Internal Links: Best AI Design Tools 2026 · Best AI for Game Development 2026 · Best AI for Architecture 2026 · Best AI for Product Design 2026 · Best AI for Animation 2026 · AI Tools & Hosting FAQ 2026


FAQ

Q: Can AI 3D modeling replace manual modeling?

A: Not in 2026. AI-generated assets need significant cleanup — topology fixes, UV adjustments, geometry repair — before they’re production-ready. AI is a 2x-3x speed boost for experienced modelers, not a replacement.

Q: Is AI 3D modeling good for 3D printing?

A: It depends. AI-generated meshes work for visual prototypes and decorative objects. For functional parts requiring precise tolerances (snap fits, threaded holes, moving joints), the geometry inconsistency makes them unreliable.

Q: Which AI 3D tool is best for beginners?

A: Meshy has the lowest learning curve — type a prompt, get a mesh.
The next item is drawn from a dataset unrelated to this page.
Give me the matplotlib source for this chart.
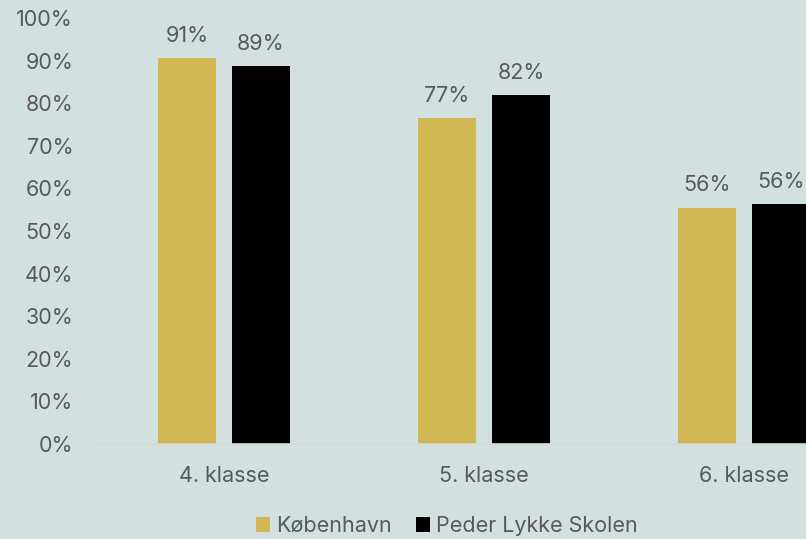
import numpy as np
import matplotlib.pyplot as plt

# data
categories = ['4. klasse', '5. klasse', '6. klasse']
kbh = [0.906, 0.765, 0.554]
pls = [0.887, 0.819, 0.563]
kbh_labels = ['91%', '77%', '56%']
pls_labels = ['89%', '82%', '56%']
series_names = ['København', 'Peder Lykke Skolen']
yticks = np.arange(0, 1.01, 0.1)

bg = '#d3e0e0'
gold = '#d1b753'
txt = '#595959'
fs = 15.5

plt.rcParams['font.family'] = ['Inter', 'DejaVu Sans']

fig = plt.figure(figsize=(8.06, 5.39), dpi=100, facecolor=bg)
# axes: left at 94px, right edge at figure border (chart is cropped on the right)
ax = fig.add_axes([94 / 806, 1 - 444 / 539, 1 - 94 / 806, (444 - 18) / 539])
ax.set_facecolor(bg)

x = np.arange(len(categories))
w = 58 / 260
off = 37 / 260
b1 = ax.bar(x - off, kbh, w, color=gold, label=series_names[0])
b2 = ax.bar(x + off, pls, w, color='black', label=series_names[1])

for rect, lab in zip(b1, kbh_labels):
    ax.annotate(lab, (rect.get_x() + rect.get_width() / 2, rect.get_height()),
                xytext=(0, 9), textcoords='offset points', ha='center', va='bottom',
                fontsize=fs, color=txt)
for rect, lab in zip(b2, pls_labels):
    ax.annotate(lab, (rect.get_x() + rect.get_width() / 2, rect.get_height()),
                xytext=(0, 9), textcoords='offset points', ha='center', va='bottom',
                fontsize=fs, color=txt)

ax.set_ylim(0, 1)
ax.set_xlim(-0.5, 2.5 - 68 / 260)
ax.set_yticks(yticks)
ax.set_yticklabels([f'{int(round(v * 100))}%' for v in yticks])
ax.set_xticks(x)
ax.set_xticklabels(categories)
ax.tick_params(axis='both', length=0, labelsize=fs, labelcolor=txt)
ax.tick_params(axis='x', pad=16)
ax.tick_params(axis='y', pad=15)

for s in ['top', 'right', 'left']:
    ax.spines[s].set_visible(False)
ax.spines['bottom'].set_color('#d9d9d9')
ax.spines['bottom'].set_linewidth(1.2)

leg = fig.legend(loc='center', bbox_to_anchor=(447 / 806, 1 - 526 / 539), ncol=2,
                 frameon=False, fontsize=fs, handlelength=0.65, handleheight=0.65,
                 handletextpad=0.3, columnspacing=1.1, borderpad=0)
for t in leg.get_texts():
    t.set_color(txt)

fig.savefig('out.png', dpi=100, facecolor=bg)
But beginners should understand that the output is for reference, not finished work. Learning proper topology and modeling fundamentals is still essential.

Q: Can I use AI 3D models in commercial projects?

A: Most tools allow commercial use on paid plans. Free tiers usually restrict to personal/non-commercial. Check each tool’s terms — you don’t want a legal problem over an AI-generated asset.

Q: What hardware do I need for AI 3D modeling?

A: Most AI generation is cloud-based — you need a decent internet connection, not a powerful GPU. A mid-range gaming PC or M1/M2 Mac handles what’s needed locally.

Q: How accurate is text-to-3D generation?

A: Visual accuracy is improving, but precision is still poor. A prompt like “Art Deco lounge chair with brass accents” will produce a recognizable chair shape with decorative elements, but dimensions, proportions, and structural accuracy vary wildly between generations.

Q: What’s the best free AI 3D modeling tool?

A: Meshy’s free tier (30 credits/month) is the most generous. Luma AI’s free tier allows limited captures. Neither is production-ready, but both are useful for testing.

Q: When will AI 3D modeling be good enough for production?

A: Based on the current trajectory, probably 2027-2028 before AI-generated topology is clean enough to skip manual retopology. Texturing and concept generation are already there. Geometry and rigging are not.